== Records for this task ==
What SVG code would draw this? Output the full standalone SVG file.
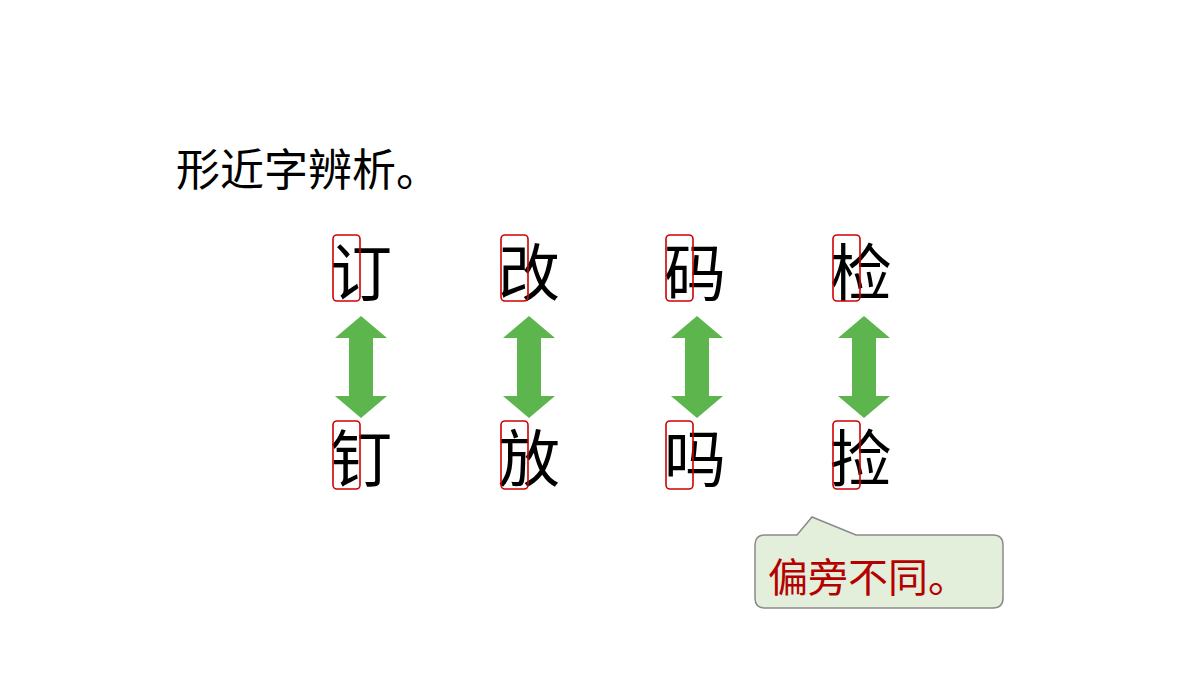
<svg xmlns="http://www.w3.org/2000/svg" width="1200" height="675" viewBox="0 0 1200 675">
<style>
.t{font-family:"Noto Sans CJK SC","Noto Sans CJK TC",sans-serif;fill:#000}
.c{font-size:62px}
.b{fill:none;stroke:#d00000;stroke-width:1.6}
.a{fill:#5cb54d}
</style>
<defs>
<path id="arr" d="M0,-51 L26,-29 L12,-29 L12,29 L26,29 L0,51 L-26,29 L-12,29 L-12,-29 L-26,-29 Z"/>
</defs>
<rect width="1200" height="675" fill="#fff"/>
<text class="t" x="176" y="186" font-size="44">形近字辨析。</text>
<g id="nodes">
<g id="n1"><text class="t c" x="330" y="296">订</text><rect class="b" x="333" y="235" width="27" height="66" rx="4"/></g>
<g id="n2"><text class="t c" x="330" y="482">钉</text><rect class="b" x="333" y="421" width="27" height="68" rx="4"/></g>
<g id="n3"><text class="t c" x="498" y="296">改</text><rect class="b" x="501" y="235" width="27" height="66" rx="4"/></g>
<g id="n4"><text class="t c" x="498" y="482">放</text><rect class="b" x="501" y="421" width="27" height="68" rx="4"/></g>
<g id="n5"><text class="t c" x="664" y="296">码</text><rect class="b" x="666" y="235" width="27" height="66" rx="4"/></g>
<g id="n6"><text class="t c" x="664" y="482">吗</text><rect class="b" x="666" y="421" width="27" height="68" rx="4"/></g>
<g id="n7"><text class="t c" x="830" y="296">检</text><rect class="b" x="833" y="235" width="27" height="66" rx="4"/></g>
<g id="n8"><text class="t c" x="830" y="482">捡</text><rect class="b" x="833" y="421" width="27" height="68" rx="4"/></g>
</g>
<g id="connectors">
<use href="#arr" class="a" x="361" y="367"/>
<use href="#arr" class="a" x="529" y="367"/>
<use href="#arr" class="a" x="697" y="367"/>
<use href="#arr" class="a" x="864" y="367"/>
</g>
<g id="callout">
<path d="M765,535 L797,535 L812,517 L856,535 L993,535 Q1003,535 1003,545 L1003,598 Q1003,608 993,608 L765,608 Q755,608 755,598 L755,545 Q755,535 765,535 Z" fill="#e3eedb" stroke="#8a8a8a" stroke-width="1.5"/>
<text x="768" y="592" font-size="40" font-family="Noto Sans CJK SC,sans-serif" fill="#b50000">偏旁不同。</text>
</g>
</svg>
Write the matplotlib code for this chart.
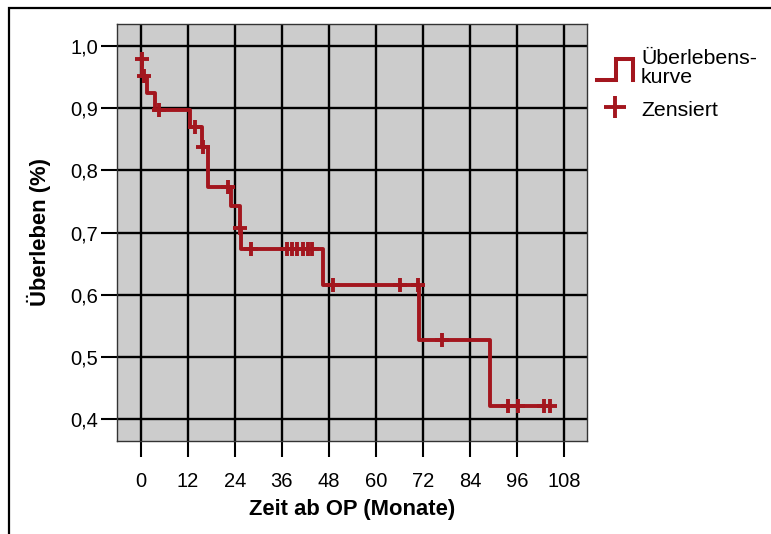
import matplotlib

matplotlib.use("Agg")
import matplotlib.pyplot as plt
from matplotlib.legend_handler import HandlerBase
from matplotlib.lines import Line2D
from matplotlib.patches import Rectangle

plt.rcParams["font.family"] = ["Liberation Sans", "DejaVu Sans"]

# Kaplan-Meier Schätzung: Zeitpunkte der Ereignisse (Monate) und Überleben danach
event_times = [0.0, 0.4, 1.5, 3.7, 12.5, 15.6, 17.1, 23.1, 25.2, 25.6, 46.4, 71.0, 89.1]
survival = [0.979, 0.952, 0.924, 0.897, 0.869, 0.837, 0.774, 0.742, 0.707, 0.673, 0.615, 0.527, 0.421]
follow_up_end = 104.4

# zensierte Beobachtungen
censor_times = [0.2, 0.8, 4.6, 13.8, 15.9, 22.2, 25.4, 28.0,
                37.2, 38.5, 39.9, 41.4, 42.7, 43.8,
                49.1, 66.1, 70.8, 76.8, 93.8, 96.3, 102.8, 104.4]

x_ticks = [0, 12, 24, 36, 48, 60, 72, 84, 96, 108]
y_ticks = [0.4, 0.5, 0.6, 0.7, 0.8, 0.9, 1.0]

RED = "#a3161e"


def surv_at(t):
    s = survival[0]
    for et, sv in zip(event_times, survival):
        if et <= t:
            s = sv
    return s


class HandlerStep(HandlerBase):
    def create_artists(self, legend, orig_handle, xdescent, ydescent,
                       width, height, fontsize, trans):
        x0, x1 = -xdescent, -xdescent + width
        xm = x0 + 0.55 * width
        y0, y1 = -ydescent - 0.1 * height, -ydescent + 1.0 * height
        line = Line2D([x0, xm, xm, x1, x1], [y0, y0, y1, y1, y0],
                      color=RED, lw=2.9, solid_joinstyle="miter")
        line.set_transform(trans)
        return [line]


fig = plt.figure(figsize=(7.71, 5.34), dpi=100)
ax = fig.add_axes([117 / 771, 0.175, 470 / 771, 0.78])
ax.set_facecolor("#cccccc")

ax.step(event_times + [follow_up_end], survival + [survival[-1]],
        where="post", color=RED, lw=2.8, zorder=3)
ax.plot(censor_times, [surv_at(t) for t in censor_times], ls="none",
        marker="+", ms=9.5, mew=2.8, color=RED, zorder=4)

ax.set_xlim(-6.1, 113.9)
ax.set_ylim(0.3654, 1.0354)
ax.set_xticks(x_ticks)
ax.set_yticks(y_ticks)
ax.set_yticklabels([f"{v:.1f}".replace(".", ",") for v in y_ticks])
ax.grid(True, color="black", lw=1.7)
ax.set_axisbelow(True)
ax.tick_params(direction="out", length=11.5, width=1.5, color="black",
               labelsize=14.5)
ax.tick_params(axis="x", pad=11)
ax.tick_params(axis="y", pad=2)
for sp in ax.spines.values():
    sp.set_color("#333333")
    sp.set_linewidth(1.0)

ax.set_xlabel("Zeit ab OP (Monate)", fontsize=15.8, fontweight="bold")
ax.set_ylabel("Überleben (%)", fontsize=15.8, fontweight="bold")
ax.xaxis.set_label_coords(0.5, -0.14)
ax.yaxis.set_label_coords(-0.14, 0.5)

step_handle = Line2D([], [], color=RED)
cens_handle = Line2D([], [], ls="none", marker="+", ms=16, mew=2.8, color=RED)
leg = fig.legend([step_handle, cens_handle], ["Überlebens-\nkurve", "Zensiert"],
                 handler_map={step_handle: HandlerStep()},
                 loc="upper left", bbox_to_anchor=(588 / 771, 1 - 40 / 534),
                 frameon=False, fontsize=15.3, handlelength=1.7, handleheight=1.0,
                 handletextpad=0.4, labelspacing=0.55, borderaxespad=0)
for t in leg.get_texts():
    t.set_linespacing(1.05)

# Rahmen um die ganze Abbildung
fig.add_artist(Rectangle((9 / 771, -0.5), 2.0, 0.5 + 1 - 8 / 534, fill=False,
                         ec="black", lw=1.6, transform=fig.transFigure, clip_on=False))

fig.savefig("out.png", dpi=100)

== To be done ==
Copy out the listing exactly as it stands, but not the pictures.

== Solution for this task ==
What SVG code would draw this? Output the full standalone SVG file.
<svg xmlns="http://www.w3.org/2000/svg" width="1200" height="675" viewBox="0 0 1200 675">
<style>
.t{font-family:"Noto Sans CJK SC","Noto Sans CJK TC",sans-serif;fill:#000}
.c{font-size:62px}
.b{fill:none;stroke:#d00000;stroke-width:1.6}
.a{fill:#5cb54d}
</style>
<defs>
<path id="arr" d="M0,-51 L26,-29 L12,-29 L12,29 L26,29 L0,51 L-26,29 L-12,29 L-12,-29 L-26,-29 Z"/>
</defs>
<rect width="1200" height="675" fill="#fff"/>
<text class="t" x="176" y="186" font-size="44">形近字辨析。</text>
<g id="nodes">
<g id="n1"><text class="t c" x="330" y="296">订</text><rect class="b" x="333" y="235" width="27" height="66" rx="4"/></g>
<g id="n2"><text class="t c" x="330" y="482">钉</text><rect class="b" x="333" y="421" width="27" height="68" rx="4"/></g>
<g id="n3"><text class="t c" x="498" y="296">改</text><rect class="b" x="501" y="235" width="27" height="66" rx="4"/></g>
<g id="n4"><text class="t c" x="498" y="482">放</text><rect class="b" x="501" y="421" width="27" height="68" rx="4"/></g>
<g id="n5"><text class="t c" x="664" y="296">码</text><rect class="b" x="666" y="235" width="27" height="66" rx="4"/></g>
<g id="n6"><text class="t c" x="664" y="482">吗</text><rect class="b" x="666" y="421" width="27" height="68" rx="4"/></g>
<g id="n7"><text class="t c" x="830" y="296">检</text><rect class="b" x="833" y="235" width="27" height="66" rx="4"/></g>
<g id="n8"><text class="t c" x="830" y="482">捡</text><rect class="b" x="833" y="421" width="27" height="68" rx="4"/></g>
</g>
<g id="connectors">
<use href="#arr" class="a" x="361" y="367"/>
<use href="#arr" class="a" x="529" y="367"/>
<use href="#arr" class="a" x="697" y="367"/>
<use href="#arr" class="a" x="864" y="367"/>
</g>
<g id="callout">
<path d="M765,535 L797,535 L812,517 L856,535 L993,535 Q1003,535 1003,545 L1003,598 Q1003,608 993,608 L765,608 Q755,608 755,598 L755,545 Q755,535 765,535 Z" fill="#e3eedb" stroke="#8a8a8a" stroke-width="1.5"/>
<text x="768" y="592" font-size="40" font-family="Noto Sans CJK SC,sans-serif" fill="#b50000">偏旁不同。</text>
</g>
</svg>
Write the matplotlib code for this chart.
import matplotlib

matplotlib.use("Agg")
import matplotlib.pyplot as plt
from matplotlib.legend_handler import HandlerBase
from matplotlib.lines import Line2D
from matplotlib.patches import Rectangle

plt.rcParams["font.family"] = ["Liberation Sans", "DejaVu Sans"]

# Kaplan-Meier Schätzung: Zeitpunkte der Ereignisse (Monate) und Überleben danach
event_times = [0.0, 0.4, 1.5, 3.7, 12.5, 15.6, 17.1, 23.1, 25.2, 25.6, 46.4, 71.0, 89.1]
survival = [0.979, 0.952, 0.924, 0.897, 0.869, 0.837, 0.774, 0.742, 0.707, 0.673, 0.615, 0.527, 0.421]
follow_up_end = 104.4

# zensierte Beobachtungen
censor_times = [0.2, 0.8, 4.6, 13.8, 15.9, 22.2, 25.4, 28.0,
                37.2, 38.5, 39.9, 41.4, 42.7, 43.8,
                49.1, 66.1, 70.8, 76.8, 93.8, 96.3, 102.8, 104.4]

x_ticks = [0, 12, 24, 36, 48, 60, 72, 84, 96, 108]
y_ticks = [0.4, 0.5, 0.6, 0.7, 0.8, 0.9, 1.0]

RED = "#a3161e"


def surv_at(t):
    s = survival[0]
    for et, sv in zip(event_times, survival):
        if et <= t:
            s = sv
    return s


class HandlerStep(HandlerBase):
    def create_artists(self, legend, orig_handle, xdescent, ydescent,
                       width, height, fontsize, trans):
        x0, x1 = -xdescent, -xdescent + width
        xm = x0 + 0.55 * width
        y0, y1 = -ydescent - 0.1 * height, -ydescent + 1.0 * height
        line = Line2D([x0, xm, xm, x1, x1], [y0, y0, y1, y1, y0],
                      color=RED, lw=2.9, solid_joinstyle="miter")
        line.set_transform(trans)
        return [line]


fig = plt.figure(figsize=(7.71, 5.34), dpi=100)
ax = fig.add_axes([117 / 771, 0.175, 470 / 771, 0.78])
ax.set_facecolor("#cccccc")

ax.step(event_times + [follow_up_end], survival + [survival[-1]],
        where="post", color=RED, lw=2.8, zorder=3)
ax.plot(censor_times, [surv_at(t) for t in censor_times], ls="none",
        marker="+", ms=9.5, mew=2.8, color=RED, zorder=4)

ax.set_xlim(-6.1, 113.9)
ax.set_ylim(0.3654, 1.0354)
ax.set_xticks(x_ticks)
ax.set_yticks(y_ticks)
ax.set_yticklabels([f"{v:.1f}".replace(".", ",") for v in y_ticks])
ax.grid(True, color="black", lw=1.7)
ax.set_axisbelow(True)
ax.tick_params(direction="out", length=11.5, width=1.5, color="black",
               labelsize=14.5)
ax.tick_params(axis="x", pad=11)
ax.tick_params(axis="y", pad=2)
for sp in ax.spines.values():
    sp.set_color("#333333")
    sp.set_linewidth(1.0)

ax.set_xlabel("Zeit ab OP (Monate)", fontsize=15.8, fontweight="bold")
ax.set_ylabel("Überleben (%)", fontsize=15.8, fontweight="bold")
ax.xaxis.set_label_coords(0.5, -0.14)
ax.yaxis.set_label_coords(-0.14, 0.5)

step_handle = Line2D([], [], color=RED)
cens_handle = Line2D([], [], ls="none", marker="+", ms=16, mew=2.8, color=RED)
leg = fig.legend([step_handle, cens_handle], ["Überlebens-\nkurve", "Zensiert"],
                 handler_map={step_handle: HandlerStep()},
                 loc="upper left", bbox_to_anchor=(588 / 771, 1 - 40 / 534),
                 frameon=False, fontsize=15.3, handlelength=1.7, handleheight=1.0,
                 handletextpad=0.4, labelspacing=0.55, borderaxespad=0)
for t in leg.get_texts():
    t.set_linespacing(1.05)

# Rahmen um die ganze Abbildung
fig.add_artist(Rectangle((9 / 771, -0.5), 2.0, 0.5 + 1 - 8 / 534, fill=False,
                         ec="black", lw=1.6, transform=fig.transFigure, clip_on=False))

fig.savefig("out.png", dpi=100)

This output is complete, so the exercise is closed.